The murder in December 1986 was one of a number of vicious sectarian attacks carried out by a UDA paramilitary gang against the general Catholic population in Lisburn.
Around 170 Catholic families were intimidated from the town by loyalists during the 1980s, according to a police Historical Enquiries Team report.
Mr Bradley’s family had high hopes their brother’s killer would be brought to justice. Not only had this brutal murder taken place in a crowded bar, but just an hour after the attack three men were arrested. Blood was found on their clothing and there was other forensic evidence.
The three were charged with murder but the charges were later dropped with prosecutors saying there was no reasonable prospect of securing a conviction. The family was told there was a ‘wall of silence’ about the murder.
Michael and Maureen Bradley (pictured), through their lawyer Kevin Winters, asked the Public Prosecution Service to review the case, but they referred it back to the PSNI police legacy branch.
Maureen Bradley said the family were devastated by their brother’s murder.
“We thought once they were charged that was it, but when the case collapsed we were left in limbo,” she said. “The way Paul was murdered stays with you - that anyone could do that to a person and get away with it, it’s just hard to live with.”

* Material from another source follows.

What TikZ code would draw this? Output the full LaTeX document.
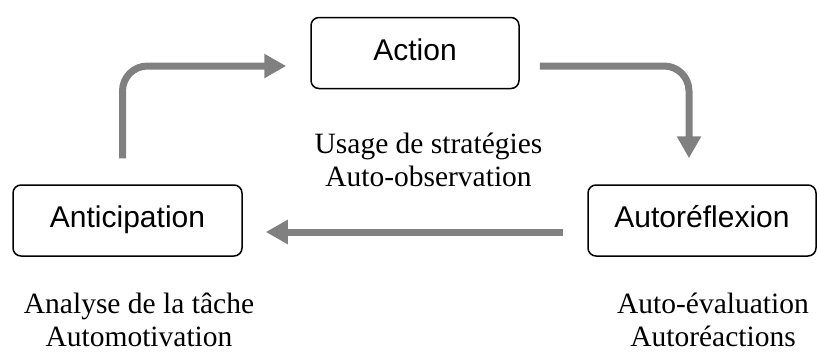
\documentclass[tikz,border=0pt]{standalone}
\usepackage{fontspec}
\setmainfont{Liberation Serif}
\newfontfamily\boxfont{Liberation Sans}
\usetikzlibrary{arrows.meta}
\definecolor{flowgray}{RGB}{128,128,128}

\begin{document}
\begin{tikzpicture}[x=1pt,y=-1pt,
  phase/.style={draw,rounded corners=8pt,line width=1.5pt,minimum height=71pt,
    text height=21pt,text depth=7pt,font=\boxfont\fontsize{30}{36}\selectfont},
  flow/.style={flowgray,line width=7pt,-{Triangle[width=23pt,length=22pt]}},
  notes/.style={align=center,inner sep=0pt,font=\fontsize{29.5}{33}\selectfont}]
  \useasboundingbox (0,0) rectangle (817,356);
  \node[phase,minimum width=208pt] (action) at (415,53) {Action};
  \node[phase,minimum width=229pt] (antic) at (127.5,220.5) {Anticipation};
  \node[phase,minimum width=228pt] (autoref) at (702,220.5) {Autoréflexion};
  \node[notes] (mid) at (428.5,159.5) {Usage de stratégies\\Auto-observation};
  \node[notes] (left) at (139,320) {Analyse de la tâche\\Automotivation};
  \node[notes] (right) at (713,320) {Auto-évaluation\\Autoréactions};
  \draw[flow,rounded corners=25pt,shorten <=26pt,shorten >=24pt]
    ([xshift=-5pt]antic.north) |- ([yshift=-13pt]action.west);
  \draw[flow,rounded corners=25pt,shorten <=20pt,shorten >=26pt]
    ([yshift=-13pt]action.east) -| ([xshift=-13pt]autoref.north);
  \draw[flow,shorten <=24pt,shorten >=23pt]
    ([yshift=-11.5pt]autoref.west) -- ([yshift=-11.5pt]antic.east);
\end{tikzpicture}
\end{document}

Michael Bradley said Lisburn was a “frightening place for Catholics” at the time and the family understood the reluctance of witnesses.
“We always thought there was enough forensic evidence for a trial but were told that without witnesses it couldn’t go to court,” he said.
“I know people were afraid and I can understand that, but 30 years have passed - maybe their circumstances are different or maybe they’d feel safer now.
“I can’t imagine you could ever forget what happened. I’m sure those people still remember that day as well as we do and we would hope that they would now feel able to come forward.”